> [Given data]:
▼

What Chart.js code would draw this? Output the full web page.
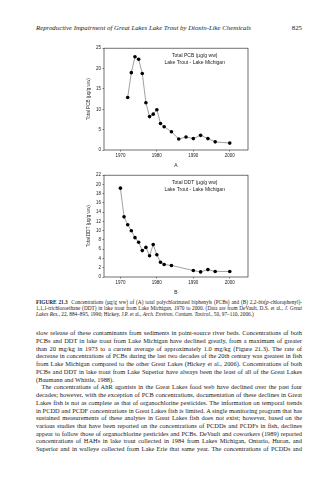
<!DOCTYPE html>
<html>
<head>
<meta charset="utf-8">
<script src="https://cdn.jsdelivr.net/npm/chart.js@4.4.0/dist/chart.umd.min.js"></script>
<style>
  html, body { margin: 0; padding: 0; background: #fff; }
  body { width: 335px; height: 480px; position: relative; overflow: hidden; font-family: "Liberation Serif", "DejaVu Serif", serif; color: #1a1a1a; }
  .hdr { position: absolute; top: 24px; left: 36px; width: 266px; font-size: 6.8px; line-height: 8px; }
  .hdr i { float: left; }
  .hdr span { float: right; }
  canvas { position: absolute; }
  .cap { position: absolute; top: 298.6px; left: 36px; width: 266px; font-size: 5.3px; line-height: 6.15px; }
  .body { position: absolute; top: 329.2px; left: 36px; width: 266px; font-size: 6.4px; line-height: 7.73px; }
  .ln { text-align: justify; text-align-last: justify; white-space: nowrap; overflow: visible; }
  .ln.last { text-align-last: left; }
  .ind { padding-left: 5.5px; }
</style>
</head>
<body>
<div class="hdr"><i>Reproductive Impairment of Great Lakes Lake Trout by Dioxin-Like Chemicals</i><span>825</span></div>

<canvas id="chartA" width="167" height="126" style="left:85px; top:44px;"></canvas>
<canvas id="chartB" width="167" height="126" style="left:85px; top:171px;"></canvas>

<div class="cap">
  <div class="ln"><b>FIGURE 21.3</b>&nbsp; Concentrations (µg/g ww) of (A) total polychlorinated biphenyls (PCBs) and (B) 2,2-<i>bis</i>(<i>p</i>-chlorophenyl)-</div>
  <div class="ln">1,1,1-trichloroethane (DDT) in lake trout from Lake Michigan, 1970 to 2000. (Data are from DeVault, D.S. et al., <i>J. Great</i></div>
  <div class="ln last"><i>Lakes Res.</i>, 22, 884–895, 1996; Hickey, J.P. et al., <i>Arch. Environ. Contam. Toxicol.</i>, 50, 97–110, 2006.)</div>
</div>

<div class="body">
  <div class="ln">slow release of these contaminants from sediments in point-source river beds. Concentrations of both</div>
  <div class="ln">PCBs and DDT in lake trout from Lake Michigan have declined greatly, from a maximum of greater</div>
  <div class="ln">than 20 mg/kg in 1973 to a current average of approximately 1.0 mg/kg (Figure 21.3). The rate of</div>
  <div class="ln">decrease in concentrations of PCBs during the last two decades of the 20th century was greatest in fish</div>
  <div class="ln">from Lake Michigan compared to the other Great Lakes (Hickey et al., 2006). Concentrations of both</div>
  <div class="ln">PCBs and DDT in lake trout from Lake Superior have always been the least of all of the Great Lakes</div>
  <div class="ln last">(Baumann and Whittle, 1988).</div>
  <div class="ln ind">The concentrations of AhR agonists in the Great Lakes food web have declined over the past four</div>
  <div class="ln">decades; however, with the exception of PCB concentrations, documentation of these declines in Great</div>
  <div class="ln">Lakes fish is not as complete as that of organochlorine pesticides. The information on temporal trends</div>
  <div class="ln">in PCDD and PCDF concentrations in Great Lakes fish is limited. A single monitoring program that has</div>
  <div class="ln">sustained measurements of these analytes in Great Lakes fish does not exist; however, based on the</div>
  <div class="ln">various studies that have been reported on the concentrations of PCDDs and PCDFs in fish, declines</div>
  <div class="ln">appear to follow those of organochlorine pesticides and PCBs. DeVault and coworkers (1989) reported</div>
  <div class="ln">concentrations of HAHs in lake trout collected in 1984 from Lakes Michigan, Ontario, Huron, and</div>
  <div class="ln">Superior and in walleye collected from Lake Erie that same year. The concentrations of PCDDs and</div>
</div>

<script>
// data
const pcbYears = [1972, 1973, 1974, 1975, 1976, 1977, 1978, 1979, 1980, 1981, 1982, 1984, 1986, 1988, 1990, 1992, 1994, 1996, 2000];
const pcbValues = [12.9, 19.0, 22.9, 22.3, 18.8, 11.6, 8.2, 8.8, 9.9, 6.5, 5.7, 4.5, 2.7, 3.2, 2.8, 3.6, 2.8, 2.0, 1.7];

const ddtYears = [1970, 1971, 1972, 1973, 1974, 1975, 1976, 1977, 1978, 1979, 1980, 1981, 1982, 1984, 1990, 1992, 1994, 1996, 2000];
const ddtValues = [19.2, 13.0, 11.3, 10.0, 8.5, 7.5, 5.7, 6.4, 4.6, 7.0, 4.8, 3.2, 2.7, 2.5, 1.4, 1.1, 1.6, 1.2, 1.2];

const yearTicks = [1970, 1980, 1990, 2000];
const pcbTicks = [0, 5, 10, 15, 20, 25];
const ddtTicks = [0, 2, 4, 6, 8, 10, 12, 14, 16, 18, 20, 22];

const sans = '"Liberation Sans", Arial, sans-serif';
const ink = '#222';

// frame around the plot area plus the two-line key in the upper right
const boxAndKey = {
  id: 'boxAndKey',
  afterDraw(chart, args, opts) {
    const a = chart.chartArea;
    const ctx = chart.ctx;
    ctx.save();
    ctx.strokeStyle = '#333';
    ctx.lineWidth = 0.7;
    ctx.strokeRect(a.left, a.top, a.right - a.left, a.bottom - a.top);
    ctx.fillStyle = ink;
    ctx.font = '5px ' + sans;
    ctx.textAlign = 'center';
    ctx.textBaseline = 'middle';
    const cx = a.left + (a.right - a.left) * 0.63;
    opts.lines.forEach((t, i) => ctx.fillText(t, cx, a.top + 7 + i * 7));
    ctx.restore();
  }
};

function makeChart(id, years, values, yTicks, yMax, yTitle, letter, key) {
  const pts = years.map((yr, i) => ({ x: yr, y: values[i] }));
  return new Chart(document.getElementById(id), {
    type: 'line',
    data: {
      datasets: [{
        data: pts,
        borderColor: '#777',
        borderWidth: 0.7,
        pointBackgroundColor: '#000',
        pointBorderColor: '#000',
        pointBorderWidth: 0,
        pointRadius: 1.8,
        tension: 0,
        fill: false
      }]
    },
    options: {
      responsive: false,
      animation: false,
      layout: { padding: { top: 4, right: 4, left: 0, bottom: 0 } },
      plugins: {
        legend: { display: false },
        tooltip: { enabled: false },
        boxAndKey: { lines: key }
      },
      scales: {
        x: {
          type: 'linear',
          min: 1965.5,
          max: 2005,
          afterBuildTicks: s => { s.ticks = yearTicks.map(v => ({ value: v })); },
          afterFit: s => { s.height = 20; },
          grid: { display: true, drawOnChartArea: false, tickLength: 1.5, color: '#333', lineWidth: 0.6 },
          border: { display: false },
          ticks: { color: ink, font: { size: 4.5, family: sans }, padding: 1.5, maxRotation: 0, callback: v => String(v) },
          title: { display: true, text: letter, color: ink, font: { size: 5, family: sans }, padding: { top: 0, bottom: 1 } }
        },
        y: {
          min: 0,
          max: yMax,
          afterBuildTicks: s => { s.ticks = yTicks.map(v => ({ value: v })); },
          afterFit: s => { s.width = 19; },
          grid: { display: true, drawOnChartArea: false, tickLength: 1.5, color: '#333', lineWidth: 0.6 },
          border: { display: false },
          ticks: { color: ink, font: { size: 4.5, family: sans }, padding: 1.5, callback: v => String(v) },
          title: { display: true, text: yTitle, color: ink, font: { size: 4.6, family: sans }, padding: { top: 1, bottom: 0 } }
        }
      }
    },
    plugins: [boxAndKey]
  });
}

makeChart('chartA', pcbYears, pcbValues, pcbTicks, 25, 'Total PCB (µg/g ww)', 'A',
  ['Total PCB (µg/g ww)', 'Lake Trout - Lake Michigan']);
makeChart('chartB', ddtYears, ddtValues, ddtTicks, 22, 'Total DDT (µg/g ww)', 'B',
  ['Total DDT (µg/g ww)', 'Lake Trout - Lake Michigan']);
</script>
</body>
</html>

▲

All of the material above needs to be restated exactly, with no pictures.

> [Exercise solution]:
What Chart.js code would draw this? Output the full web page.
<!DOCTYPE html>
<html>
<head>
<meta charset="utf-8">
<script src="https://cdn.jsdelivr.net/npm/chart.js@4.4.0/dist/chart.umd.min.js"></script>
<style>
  html, body { margin: 0; padding: 0; background: #fff; }
  body { width: 335px; height: 480px; position: relative; overflow: hidden; font-family: "Liberation Serif", "DejaVu Serif", serif; color: #1a1a1a; }
  .hdr { position: absolute; top: 24px; left: 36px; width: 266px; font-size: 6.8px; line-height: 8px; }
  .hdr i { float: left; }
  .hdr span { float: right; }
  canvas { position: absolute; }
  .cap { position: absolute; top: 298.6px; left: 36px; width: 266px; font-size: 5.3px; line-height: 6.15px; }
  .body { position: absolute; top: 329.2px; left: 36px; width: 266px; font-size: 6.4px; line-height: 7.73px; }
  .ln { text-align: justify; text-align-last: justify; white-space: nowrap; overflow: visible; }
  .ln.last { text-align-last: left; }
  .ind { padding-left: 5.5px; }
</style>
</head>
<body>
<div class="hdr"><i>Reproductive Impairment of Great Lakes Lake Trout by Dioxin-Like Chemicals</i><span>825</span></div>

<canvas id="chartA" width="167" height="126" style="left:85px; top:44px;"></canvas>
<canvas id="chartB" width="167" height="126" style="left:85px; top:171px;"></canvas>

<div class="cap">
  <div class="ln"><b>FIGURE 21.3</b>&nbsp; Concentrations (µg/g ww) of (A) total polychlorinated biphenyls (PCBs) and (B) 2,2-<i>bis</i>(<i>p</i>-chlorophenyl)-</div>
  <div class="ln">1,1,1-trichloroethane (DDT) in lake trout from Lake Michigan, 1970 to 2000. (Data are from DeVault, D.S. et al., <i>J. Great</i></div>
  <div class="ln last"><i>Lakes Res.</i>, 22, 884–895, 1996; Hickey, J.P. et al., <i>Arch. Environ. Contam. Toxicol.</i>, 50, 97–110, 2006.)</div>
</div>

<div class="body">
  <div class="ln">slow release of these contaminants from sediments in point-source river beds. Concentrations of both</div>
  <div class="ln">PCBs and DDT in lake trout from Lake Michigan have declined greatly, from a maximum of greater</div>
  <div class="ln">than 20 mg/kg in 1973 to a current average of approximately 1.0 mg/kg (Figure 21.3). The rate of</div>
  <div class="ln">decrease in concentrations of PCBs during the last two decades of the 20th century was greatest in fish</div>
  <div class="ln">from Lake Michigan compared to the other Great Lakes (Hickey et al., 2006). Concentrations of both</div>
  <div class="ln">PCBs and DDT in lake trout from Lake Superior have always been the least of all of the Great Lakes</div>
  <div class="ln last">(Baumann and Whittle, 1988).</div>
  <div class="ln ind">The concentrations of AhR agonists in the Great Lakes food web have declined over the past four</div>
  <div class="ln">decades; however, with the exception of PCB concentrations, documentation of these declines in Great</div>
  <div class="ln">Lakes fish is not as complete as that of organochlorine pesticides. The information on temporal trends</div>
  <div class="ln">in PCDD and PCDF concentrations in Great Lakes fish is limited. A single monitoring program that has</div>
  <div class="ln">sustained measurements of these analytes in Great Lakes fish does not exist; however, based on the</div>
  <div class="ln">various studies that have been reported on the concentrations of PCDDs and PCDFs in fish, declines</div>
  <div class="ln">appear to follow those of organochlorine pesticides and PCBs. DeVault and coworkers (1989) reported</div>
  <div class="ln">concentrations of HAHs in lake trout collected in 1984 from Lakes Michigan, Ontario, Huron, and</div>
  <div class="ln">Superior and in walleye collected from Lake Erie that same year. The concentrations of PCDDs and</div>
</div>

<script>
// data
const pcbYears = [1972, 1973, 1974, 1975, 1976, 1977, 1978, 1979, 1980, 1981, 1982, 1984, 1986, 1988, 1990, 1992, 1994, 1996, 2000];
const pcbValues = [12.9, 19.0, 22.9, 22.3, 18.8, 11.6, 8.2, 8.8, 9.9, 6.5, 5.7, 4.5, 2.7, 3.2, 2.8, 3.6, 2.8, 2.0, 1.7];

const ddtYears = [1970, 1971, 1972, 1973, 1974, 1975, 1976, 1977, 1978, 1979, 1980, 1981, 1982, 1984, 1990, 1992, 1994, 1996, 2000];
const ddtValues = [19.2, 13.0, 11.3, 10.0, 8.5, 7.5, 5.7, 6.4, 4.6, 7.0, 4.8, 3.2, 2.7, 2.5, 1.4, 1.1, 1.6, 1.2, 1.2];

const yearTicks = [1970, 1980, 1990, 2000];
const pcbTicks = [0, 5, 10, 15, 20, 25];
const ddtTicks = [0, 2, 4, 6, 8, 10, 12, 14, 16, 18, 20, 22];

const sans = '"Liberation Sans", Arial, sans-serif';
const ink = '#222';

// frame around the plot area plus the two-line key in the upper right
const boxAndKey = {
  id: 'boxAndKey',
  afterDraw(chart, args, opts) {
    const a = chart.chartArea;
    const ctx = chart.ctx;
    ctx.save();
    ctx.strokeStyle = '#333';
    ctx.lineWidth = 0.7;
    ctx.strokeRect(a.left, a.top, a.right - a.left, a.bottom - a.top);
    ctx.fillStyle = ink;
    ctx.font = '5px ' + sans;
    ctx.textAlign = 'center';
    ctx.textBaseline = 'middle';
    const cx = a.left + (a.right - a.left) * 0.63;
    opts.lines.forEach((t, i) => ctx.fillText(t, cx, a.top + 7 + i * 7));
    ctx.restore();
  }
};

function makeChart(id, years, values, yTicks, yMax, yTitle, letter, key) {
  const pts = years.map((yr, i) => ({ x: yr, y: values[i] }));
  return new Chart(document.getElementById(id), {
    type: 'line',
    data: {
      datasets: [{
        data: pts,
        borderColor: '#777',
        borderWidth: 0.7,
        pointBackgroundColor: '#000',
        pointBorderColor: '#000',
        pointBorderWidth: 0,
        pointRadius: 1.8,
        tension: 0,
        fill: false
      }]
    },
    options: {
      responsive: false,
      animation: false,
      layout: { padding: { top: 4, right: 4, left: 0, bottom: 0 } },
      plugins: {
        legend: { display: false },
        tooltip: { enabled: false },
        boxAndKey: { lines: key }
      },
      scales: {
        x: {
          type: 'linear',
          min: 1965.5,
          max: 2005,
          afterBuildTicks: s => { s.ticks = yearTicks.map(v => ({ value: v })); },
          afterFit: s => { s.height = 20; },
          grid: { display: true, drawOnChartArea: false, tickLength: 1.5, color: '#333', lineWidth: 0.6 },
          border: { display: false },
          ticks: { color: ink, font: { size: 4.5, family: sans }, padding: 1.5, maxRotation: 0, callback: v => String(v) },
          title: { display: true, text: letter, color: ink, font: { size: 5, family: sans }, padding: { top: 0, bottom: 1 } }
        },
        y: {
          min: 0,
          max: yMax,
          afterBuildTicks: s => { s.ticks = yTicks.map(v => ({ value: v })); },
          afterFit: s => { s.width = 19; },
          grid: { display: true, drawOnChartArea: false, tickLength: 1.5, color: '#333', lineWidth: 0.6 },
          border: { display: false },
          ticks: { color: ink, font: { size: 4.5, family: sans }, padding: 1.5, callback: v => String(v) },
          title: { display: true, text: yTitle, color: ink, font: { size: 4.6, family: sans }, padding: { top: 1, bottom: 0 } }
        }
      }
    },
    plugins: [boxAndKey]
  });
}

makeChart('chartA', pcbYears, pcbValues, pcbTicks, 25, 'Total PCB (µg/g ww)', 'A',
  ['Total PCB (µg/g ww)', 'Lake Trout - Lake Michigan']);
makeChart('chartB', ddtYears, ddtValues, ddtTicks, 22, 'Total DDT (µg/g ww)', 'B',
  ['Total DDT (µg/g ww)', 'Lake Trout - Lake Michigan']);
</script>
</body>
</html>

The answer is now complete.